Professor Robert Mbiake, a lecturer at the University of Douala with over two decades of experience in air quality research, including dispersion modeling simulations, has been instrumental in bringing practical applications to the forefront since.

In Africa, air pollution has not garnered the attention it deserves, and he says that this lack of interest can be attributed to three key reasons:

  1. Until recently, air pollution research has been overly theoretical, making it less attractive.
  2. Lack of air quality data has hindered comprehensive understanding.
  3. The absence of an effective communication strategy has left both communities and decision-makers uninformed about the implications and necessary actions regarding air quality.

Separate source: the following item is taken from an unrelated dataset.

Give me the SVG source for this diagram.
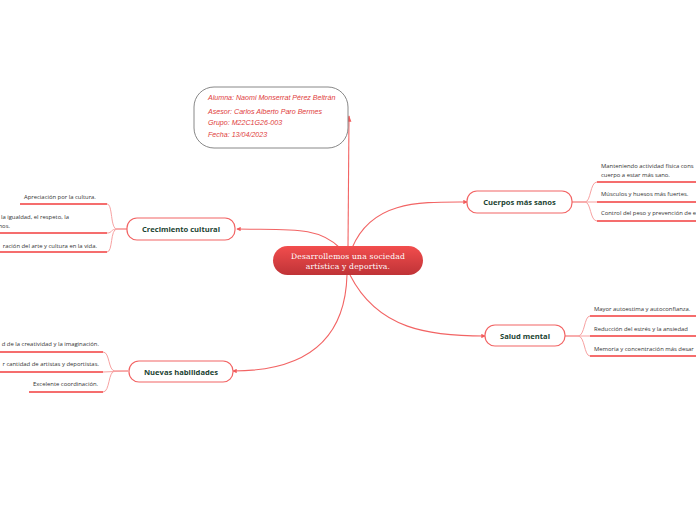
<svg xmlns="http://www.w3.org/2000/svg" width="696" height="520" viewBox="0 0 696 520">
<defs>
<linearGradient id="cg" x1="0" y1="0" x2="0" y2="1">
<stop offset="0" stop-color="#f24d4d"/>
<stop offset="1" stop-color="#bf3337"/>
</linearGradient>
<marker id="dot" viewBox="0 0 6 6" refX="5" refY="3" markerWidth="4" markerHeight="4" orient="auto">
<path d="M0,0 L6,3 L0,6 z" fill="#f25b5b"/>
</marker>
<marker id="arr" viewBox="0 0 8 8" refX="7" refY="4" markerWidth="6" markerHeight="6" orient="auto">
<path d="M0,1 L8,4 L0,7 z" fill="#f25b5b"/>
</marker>
<style>
.main{fill:none;stroke:#f26464;stroke-width:1.1}
.sub{fill:none;stroke:#f7a1a1;stroke-width:1}
.ul{fill:none;stroke:#f23c3c;stroke-width:1.6}
.node{fill:#fff;stroke:#f26464;stroke-width:1.2}
.nt{font-family:"Open Sans","Noto Sans",sans-serif;font-weight:bold;font-size:7.6px;fill:#1b4332;text-anchor:middle}
.lt{font-family:"Open Sans","Noto Sans",sans-serif;font-size:5.9px;fill:#333}
.it{font-family:"Liberation Sans",sans-serif;font-style:italic;font-size:7.1px;fill:#e03c3c}
.ct{font-family:"DejaVu Serif",serif;font-size:7.6px;fill:#fff;text-anchor:middle}
</style>
</defs>
<rect width="696" height="520" fill="#fff"/>
<g id="connectors">
<path class="main" d="M348,247 L349,116" marker-end="url(#arr)"/>
<path class="main" d="M340,248 C318,226 290,230 237,229" marker-end="url(#dot)"/>
<path class="main" d="M352,248 C372,200 420,202 467,202" marker-end="url(#dot)"/>
<path class="main" d="M347,275 C345,345 300,371 233,371" marker-end="url(#dot)"/>
<path class="main" d="M350,275 C378,330 430,336 485,336" marker-end="url(#dot)"/>
<path class="sub" d="M127,229 L117,229 C110,229 113,204 107,204"/>
<path class="sub" d="M127,229 L117,229 C110,229 113,233 107,233"/>
<path class="sub" d="M127,229 L117,229 C110,229 113,252 107,252"/>
<path class="sub" d="M128,371 L115,371 C108,371 110,352 103,352"/>
<path class="sub" d="M128,371 L103,372"/>
<path class="sub" d="M128,371 L115,371 C108,371 110,392 103,392"/>
<path class="sub" d="M572,202 L585,202 C591,202 590,182 597,182"/>
<path class="sub" d="M572,202 L597,202"/>
<path class="sub" d="M572,202 L585,202 C591,202 590,221 597,221"/>
<path class="sub" d="M565,336 L578,336 C585,336 584,316 590,316"/>
<path class="sub" d="M565,336 L590,336"/>
<path class="sub" d="M565,336 L578,336 C585,336 584,356 590,356"/>
</g>
<g id="info">
<rect x="194" y="87" width="154" height="61" rx="20" fill="#fff" stroke="#888" stroke-width="1"/>
<text class="it" x="208" y="100">Alumna: Naomi Monserrat Pérez Beltrán</text>
<text class="it" x="208" y="113.5">Asesor: Carlos Alberto Paro Bermes</text>
<text class="it" x="208" y="125">Grupo: M22C1G26-003</text>
<text class="it" x="208" y="136.5">Fecha: 13/04/2023</text>
</g>
<g id="central">
<rect x="273" y="246" width="150" height="29" rx="14.5" fill="url(#cg)"/>
<text class="ct" x="348" y="258.5" letter-spacing="0.2">Desarrollemos una sociedad</text>
<text class="ct" x="348" y="268.5" letter-spacing="0.2">artística y deportiva.</text>
</g>
<g id="crecimiento">
<rect class="node" x="127" y="218" width="108" height="22" rx="10"/>
<text class="nt" x="181" y="232">Crecimiento cultural</text>
</g>
<g id="crec-leaf1">
<line class="ul" x1="20" y1="204" x2="107" y2="204"/>
<text class="lt" x="24" y="199">Apreciación por la cultura.</text>
</g>
<g id="crec-leaf2">
<line class="ul" x1="0" y1="233" x2="107" y2="233"/>
<text class="lt" x="69" y="219" text-anchor="end">la igualdad, el respeto, la</text>
<text class="lt" x="10" y="228" text-anchor="end">nos.</text>
</g>
<g id="crec-leaf3">
<line class="ul" x1="0" y1="252" x2="107" y2="252"/>
<text class="lt" x="97" y="247.5" text-anchor="end">ración del arte y cultura en la vida.</text>
</g>
<g id="nuevas">
<rect class="node" x="129" y="361" width="104" height="21" rx="10"/>
<text class="nt" x="181" y="374.5">Nuevas habilidades</text>
</g>
<g id="nuev-leaf1">
<line class="ul" x1="0" y1="352" x2="103" y2="352"/>
<text class="lt" x="99" y="346" text-anchor="end">d de la creatividad y la imaginación.</text>
</g>
<g id="nuev-leaf2">
<line class="ul" x1="0" y1="372" x2="103" y2="372"/>
<text class="lt" x="99" y="366" text-anchor="end">r cantidad de artistas y deportistas.</text>
</g>
<g id="nuev-leaf3">
<line class="ul" x1="29" y1="392" x2="103" y2="392"/>
<text class="lt" x="33" y="385.5">Excelente coordinación.</text>
</g>
<g id="cuerpos">
<rect class="node" x="467" y="191" width="105" height="22" rx="10"/>
<text class="nt" x="519.5" y="205">Cuerpos más sanos</text>
</g>
<g id="cuer-leaf1">
<line class="ul" x1="597" y1="182" x2="696" y2="182"/>
<text class="lt" x="601" y="168">Manteniendo actividad física cons</text>
<text class="lt" x="601" y="176.5">cuerpo a estar más sano.</text>
</g>
<g id="cuer-leaf2">
<line class="ul" x1="597" y1="202" x2="696" y2="202"/>
<text class="lt" x="601" y="195.5">Músculos y huesos más fuertes.</text>
</g>
<g id="cuer-leaf3">
<line class="ul" x1="597" y1="221" x2="696" y2="221"/>
<text class="lt" x="601" y="215">Control del peso y prevención de e</text>
</g>
<g id="salud">
<rect class="node" x="485" y="325" width="80" height="21" rx="10"/>
<text class="nt" x="525" y="338.5">Salud mental</text>
</g>
<g id="salud-leaf1">
<line class="ul" x1="590" y1="316" x2="696" y2="316"/>
<text class="lt" x="594" y="311">Mayor autoestima y autoconfianza.</text>
</g>
<g id="salud-leaf2">
<line class="ul" x1="590" y1="336" x2="696" y2="336"/>
<text class="lt" x="594" y="330.5">Reducción del estrés y la ansiedad</text>
</g>
<g id="salud-leaf3">
<line class="ul" x1="590" y1="356" x2="696" y2="356"/>
<text class="lt" x="594" y="350.5">Memoria y concentración más desar</text>
</g>
</svg>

To address this, he has begun setting up of a network comprising 18 sensors distributed across two cities, Douala and Yaoundé. This real-time air quality monitoring network is a first of its kind. In addition to this sensor network, he is committed to developing a comprehensive communication program targeted at journalists, as well as enhancing the knowledge and skills of young students and municipalities. The goal is to ensure that the concept of air quality and the roles of various stakeholders are well-understood.

The broader vision is to secure the support of industries in mitigating air pollution and reducing transportation emissions, thus contributing to the betterment of air quality in Cameroon.

Country Profile (Cameroon): Opportunity Score 13.0 (High): Annual average PM2.5 levels are more than 6 times the WHO Guideline. There is no public PM2.5 data produced by the government, nor is there a national ambient air quality standard for PM2.5.